Я жив еще; и вот я могу публично же доказать ложность его утверждений и опровергнуть эту выдумку ссылками на записанное и высказанное.
Совсем иначе обстоит дело, когда предметом является не чья-нибудь книга и не чье-нибудь воззрение, а таинственно и сложно переживаемый духовный предмет, напр., истина, добродетель, любовь, брак, свобода, право, равенство… Исследование этих предметов чрезвычайно трудно, сложно и утонченно. Споры и доказательства на эти темы требуют огромного чувства ответственности, правдолюбия, безпристрастия, суровой выдержки; словом – бережно наращенного духовного опыта и умственного аскеза. Вне этого тут ничего не познаешь и не докажешь. Останутся одни произвольные выдумки, безответственные утверждения и соблазнительные парадоксы.

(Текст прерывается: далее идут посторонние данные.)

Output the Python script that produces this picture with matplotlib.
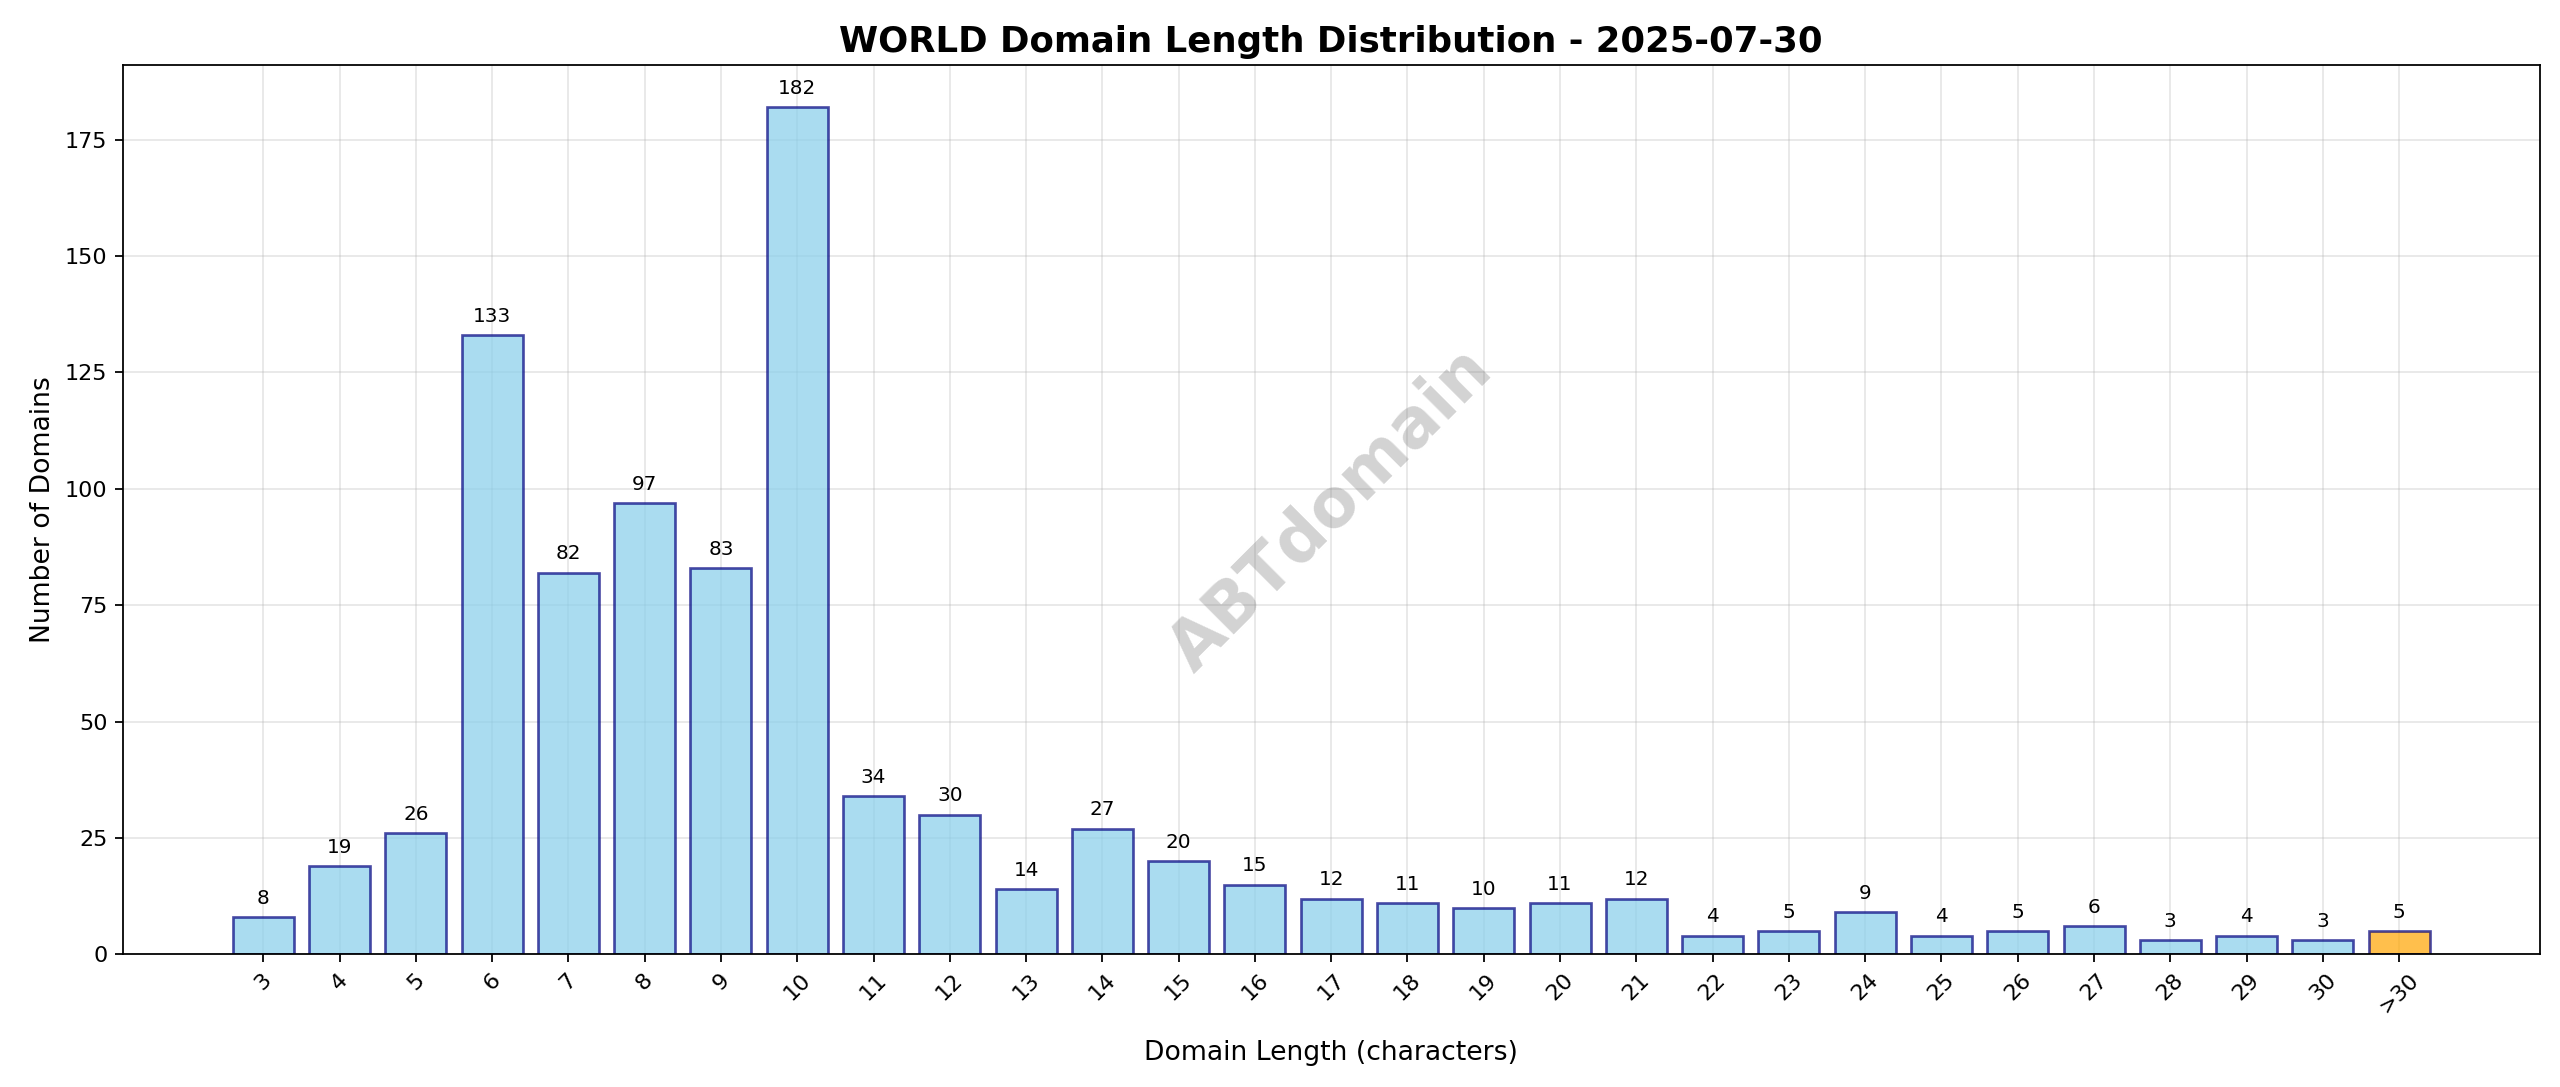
import matplotlib
matplotlib.use("Agg")
import matplotlib.pyplot as plt

labels = [str(i) for i in range(3, 31)] + [">30"]
counts = [8, 19, 26, 133, 82, 97, 83, 182, 34, 30, 14, 27, 20, 15, 12, 11, 10, 11, 12,
          4, 5, 9, 4, 5, 6, 3, 4, 3, 5]

fig, ax = plt.subplots(figsize=(16, 6.79375), dpi=160)
fig.subplots_adjust(left=0.048, right=0.992, top=0.94, bottom=0.122)
colors = ["skyblue"] * (len(labels) - 1) + ["orange"]
x = list(range(len(labels)))
bars = ax.bar(x, counts, color=colors, edgecolor="navy", alpha=0.7, linewidth=1.2)
for b, v in zip(bars, counts):
    ax.text(b.get_x() + b.get_width() / 2, v + 2, str(v), ha="center", va="bottom", fontsize=9)
ax.set_xticks(x)
ax.set_xticklabels(labels, rotation=45)
ax.set_xlabel("Domain Length (characters)", fontsize=12, labelpad=10)
ax.set_ylabel("Number of Domains", fontsize=12)
ax.set_title("WORLD Domain Length Distribution - 2025-07-30", fontsize=16, fontweight="bold")
ax.grid(True, alpha=0.3)
ax.set_axisbelow(True)
ax.set_ylim(0, 191)
ax.text(0.5, 0.5, "ABTdomain", transform=ax.transAxes, fontsize=30, fontweight="bold",
        color="gray", alpha=0.35, rotation=45, ha="center", va="center")
fig.savefig("out.png", dpi=160)
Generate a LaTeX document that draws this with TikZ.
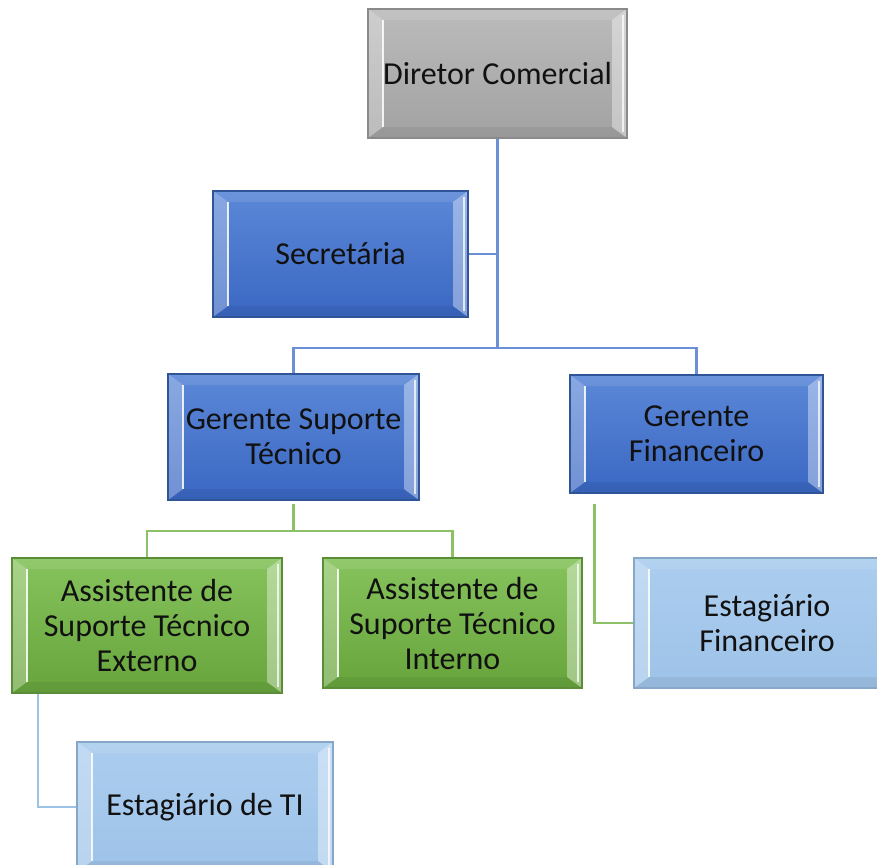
\documentclass[tikz,border=0pt]{standalone}
\usepackage{fontspec}
\setmainfont{Carlito}
\usetikzlibrary{calc}
\definecolor{txt}{HTML}{111111}
\definecolor{grayT}{HTML}{BBBBBB}
\definecolor{grayB}{HTML}{A2A2A2}
\definecolor{grayD}{HTML}{8A8A8A}
\definecolor{blueT}{HTML}{5C88D8}
\definecolor{blueB}{HTML}{3A67C2}
\definecolor{blueD}{HTML}{2F5597}
\definecolor{greenT}{HTML}{86C35C}
\definecolor{greenB}{HTML}{68A43C}
\definecolor{greenD}{HTML}{5A8D38}
\definecolor{lbT}{HTML}{ABCDEF}
\definecolor{lbB}{HTML}{9EC3E8}
\definecolor{lbD}{HTML}{86A7C8}
\definecolor{lineBlue}{HTML}{6A91D6}
\definecolor{lineGreen}{HTML}{8CC168}
\definecolor{lineLB}{HTML}{9CC2E6}
\tikzset{
  bevbox/.style={rectangle, align=center, text=txt, inner sep=0pt,
    font=\fontsize{32}{35}\selectfont, line width=1.2pt,
    path picture={
      \coordinate (pNW) at (path picture bounding box.north west);
      \coordinate (pNE) at (path picture bounding box.north east);
      \coordinate (pSW) at (path picture bounding box.south west);
      \coordinate (pSE) at (path picture bounding box.south east);
      \fill[white,opacity=.10] (pNW) -- (pNE) -- ([shift={(-15pt,-11pt)}]pNE) -- ([shift={(15pt,-11pt)}]pNW) -- cycle;
      \fill[black,opacity=.06] (pSW) -- (pSE) -- ([shift={(-15pt,11pt)}]pSE) -- ([shift={(15pt,11pt)}]pSW) -- cycle;
      \fill[white,opacity=.28] (pNW) -- ([shift={(15pt,-11pt)}]pNW) -- ([shift={(15pt,11pt)}]pSW) -- (pSW) -- cycle;
      \fill[white,opacity=.38] (pNE) -- ([shift={(-15pt,-11pt)}]pNE) -- ([shift={(-15pt,11pt)}]pSE) -- (pSE) -- cycle;
      \draw[white,opacity=.85,line width=1.6pt] ([shift={(15pt,-11pt)}]pNW) -- ([shift={(15pt,11pt)}]pSW);
      \draw[white,opacity=.75,line width=1.8pt] ([shift={(-4pt,-6pt)}]pNE) -- ([shift={(-4pt,6pt)}]pSE);
    }},
  graybox/.style={bevbox, top color=grayT, bottom color=grayB, draw=grayD},
  bluebox/.style={bevbox, top color=blueT, bottom color=blueB, draw=blueD},
  greenbox/.style={bevbox, top color=greenT, bottom color=greenB, draw=greenD},
  lbbox/.style={bevbox, top color=lbT, bottom color=lbB, draw=lbD},
  blueline/.style={draw=lineBlue, line width=2.4pt},
  greenline/.style={draw=lineGreen, line width=2.4pt},
  lbline/.style={draw=lineLB, line width=2.4pt},
}
\begin{document}
\begin{tikzpicture}[x=1pt,y=-1pt]
\useasboundingbox (0,0) rectangle (877,864);
\clip (0,0) rectangle (877,864);
\fill[white] (0,0) rectangle (877,864);

\coordinate (y348) at (0,348);
\coordinate (y531) at (0,531);

\node[graybox, minimum width=259pt, minimum height=129pt] (dir) at (497.5,73.5) {Diretor Comercial};
\node[bluebox, minimum width=255pt, minimum height=126pt] (sec) at (340.5,254) {Secretária};
\node[bluebox, minimum width=251pt, minimum height=126pt] (gst) at (293.5,437) {Gerente Suporte\\Técnico};
\node[bluebox, minimum width=253pt, minimum height=118pt] (gf) at (696.5,434) {Gerente\\Financeiro};
\node[greenbox, minimum width=270pt, minimum height=135pt] (ae) at (147,625.5) {Assistente de\\Suporte Técnico\\Externo};
\node[greenbox, minimum width=259pt, minimum height=130pt] (ai) at (452.5,623) {Assistente de\\Suporte Técnico\\Interno};
\node[lbbox, minimum width=266pt, minimum height=130pt] (ef) at (767,623) {Estagiário\\Financeiro};
\node[lbbox, minimum width=256pt, minimum height=130pt] (eti) at (205,807) {Estagiário de TI};

\coordinate (b1) at (dir.south |- y348);
\coordinate (b2) at (gst.south |- y531);

\draw[blueline] (dir.south) -- (b1);
\draw[blueline] (sec.east) -- (sec.east -| dir.south);
\draw[blueline] (gst.north) |- (b1) -| (gf.north);

\draw[greenline] ([yshift=-3pt]gst.south) -- (b2);
\draw[greenline] (ae.north) |- (b2) -| (ai.north);
\draw[greenline] ([shift={(-102pt,-10pt)}]gf.south) |- (ef.west);

\draw[lbline] ([xshift=-109pt]ae.south) |- (eti.west);
\end{tikzpicture}
\end{document}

Я всегда воспринимал публицистику г. Бердяева, как состоящую именно из этих остатков. Со всеми предметами философскими и религиозными, о которых он трактует, он делает более или менее то, что сделал с моим исследованием: он заменяет их своею выдумкою, химерою и затем распинает эту химеру в безответственных утверждениях и соблазнительных парадоксах.
Спорить здесь безполезно, доказывать невозможно. Нет беды, если кто-нибудь поверит г. Бердяеву в вопросе о «моем» воззрении и начнет судить обо мне, исходя из его ненависти. Но есть беда, когда кто-нибудь думает, что великие и таинственные предметы Духа таковы, за какие их выдает г. Бердяев.
Эти Предметы молча терпят все сообщаемые о них фантазии, а доверчивые читатели начинают думать о них несоответственное и неподобающее…
Для публицистической деятельности г. Бердяева выступление его против моей книги в том виде, как он его совершил, характерно и показательно.
Существенно не то, что он в данном случае предал свою химеру поношению; в других случаях он превозносил и восхвалял свои химеры.
Существенно то, что то, что он создает, суть его субъективные химеры; и тревожно, и опасно то, что ныне он провозглашает эти химеры якобы от лица Православия…
И мудро будет поступать тот, кто будет читать и слушать его с крайней осторожностью.